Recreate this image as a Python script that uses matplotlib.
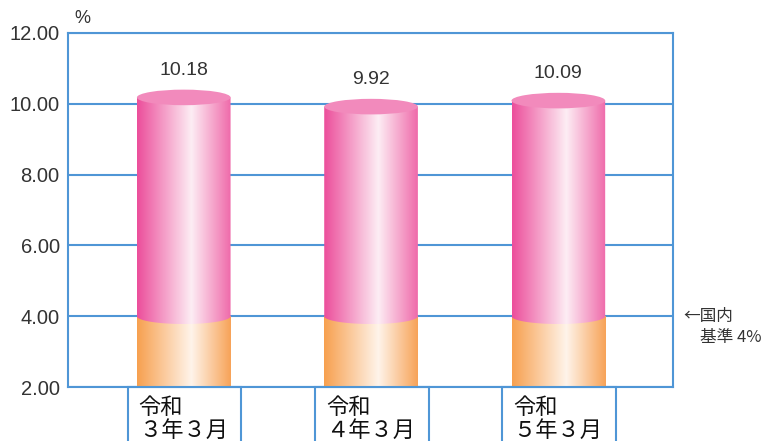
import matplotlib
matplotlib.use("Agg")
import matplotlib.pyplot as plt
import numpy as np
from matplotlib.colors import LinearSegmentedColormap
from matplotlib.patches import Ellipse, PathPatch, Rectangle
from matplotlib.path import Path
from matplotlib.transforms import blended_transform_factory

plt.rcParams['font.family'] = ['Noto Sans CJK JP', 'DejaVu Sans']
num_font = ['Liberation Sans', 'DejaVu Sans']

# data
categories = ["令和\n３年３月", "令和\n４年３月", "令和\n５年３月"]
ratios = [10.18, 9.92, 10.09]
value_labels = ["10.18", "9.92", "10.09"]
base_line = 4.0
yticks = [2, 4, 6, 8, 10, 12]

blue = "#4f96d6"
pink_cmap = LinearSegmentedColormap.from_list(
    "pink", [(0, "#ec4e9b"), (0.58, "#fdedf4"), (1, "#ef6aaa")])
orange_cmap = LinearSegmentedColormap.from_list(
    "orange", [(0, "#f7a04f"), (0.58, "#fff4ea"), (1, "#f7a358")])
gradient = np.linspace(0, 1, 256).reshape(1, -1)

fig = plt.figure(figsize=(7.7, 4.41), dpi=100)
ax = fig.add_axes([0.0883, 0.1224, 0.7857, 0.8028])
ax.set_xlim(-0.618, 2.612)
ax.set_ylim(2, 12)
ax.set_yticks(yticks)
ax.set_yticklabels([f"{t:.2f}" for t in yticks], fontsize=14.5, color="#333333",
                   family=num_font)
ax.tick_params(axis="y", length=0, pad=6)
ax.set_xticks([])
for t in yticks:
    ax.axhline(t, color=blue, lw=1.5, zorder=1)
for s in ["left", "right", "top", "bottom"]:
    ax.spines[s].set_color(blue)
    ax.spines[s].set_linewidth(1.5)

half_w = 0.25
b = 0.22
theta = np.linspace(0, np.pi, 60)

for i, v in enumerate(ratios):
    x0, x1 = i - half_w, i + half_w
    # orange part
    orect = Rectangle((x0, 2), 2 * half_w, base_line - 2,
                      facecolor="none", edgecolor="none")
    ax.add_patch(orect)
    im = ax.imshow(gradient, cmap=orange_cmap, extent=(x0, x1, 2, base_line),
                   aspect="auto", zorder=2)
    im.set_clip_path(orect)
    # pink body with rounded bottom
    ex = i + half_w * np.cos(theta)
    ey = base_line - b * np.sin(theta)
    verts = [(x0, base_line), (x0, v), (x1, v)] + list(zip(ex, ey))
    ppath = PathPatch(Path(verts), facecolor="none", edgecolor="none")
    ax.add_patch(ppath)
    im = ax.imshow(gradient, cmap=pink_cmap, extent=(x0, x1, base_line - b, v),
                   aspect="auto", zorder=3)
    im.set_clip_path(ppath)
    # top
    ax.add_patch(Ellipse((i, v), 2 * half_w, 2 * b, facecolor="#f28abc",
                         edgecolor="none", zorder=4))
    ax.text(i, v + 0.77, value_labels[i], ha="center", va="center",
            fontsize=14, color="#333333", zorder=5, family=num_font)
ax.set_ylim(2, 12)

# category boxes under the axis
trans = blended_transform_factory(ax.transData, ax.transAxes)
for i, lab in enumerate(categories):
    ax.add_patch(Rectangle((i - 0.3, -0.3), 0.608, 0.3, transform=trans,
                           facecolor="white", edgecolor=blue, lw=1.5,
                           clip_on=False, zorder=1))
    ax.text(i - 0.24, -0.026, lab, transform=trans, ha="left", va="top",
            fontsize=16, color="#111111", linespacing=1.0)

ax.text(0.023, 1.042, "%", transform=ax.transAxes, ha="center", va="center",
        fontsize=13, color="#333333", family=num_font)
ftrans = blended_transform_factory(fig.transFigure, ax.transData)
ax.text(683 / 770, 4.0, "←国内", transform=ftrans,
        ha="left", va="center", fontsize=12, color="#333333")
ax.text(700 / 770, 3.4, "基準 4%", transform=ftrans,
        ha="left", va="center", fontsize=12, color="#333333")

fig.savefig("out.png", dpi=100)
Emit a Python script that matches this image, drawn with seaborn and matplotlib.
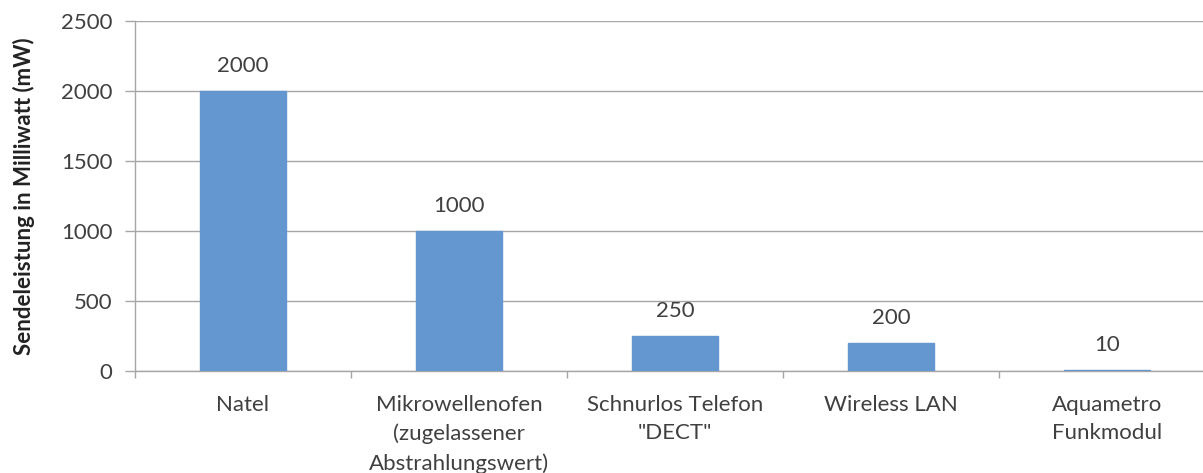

— BRIEF —
Omitting all pictures, restate exactly the lines of the material from its start through the line that contains "num_font = ['Liberation Sans', 'DejaVu Sans']".

— RIGHT ANSWER —
Recreate this image as a Python script that uses matplotlib.
import matplotlib
matplotlib.use("Agg")
import matplotlib.pyplot as plt
import numpy as np
from matplotlib.colors import LinearSegmentedColormap
from matplotlib.patches import Ellipse, PathPatch, Rectangle
from matplotlib.path import Path
from matplotlib.transforms import blended_transform_factory

plt.rcParams['font.family'] = ['Noto Sans CJK JP', 'DejaVu Sans']
num_font = ['Liberation Sans', 'DejaVu Sans']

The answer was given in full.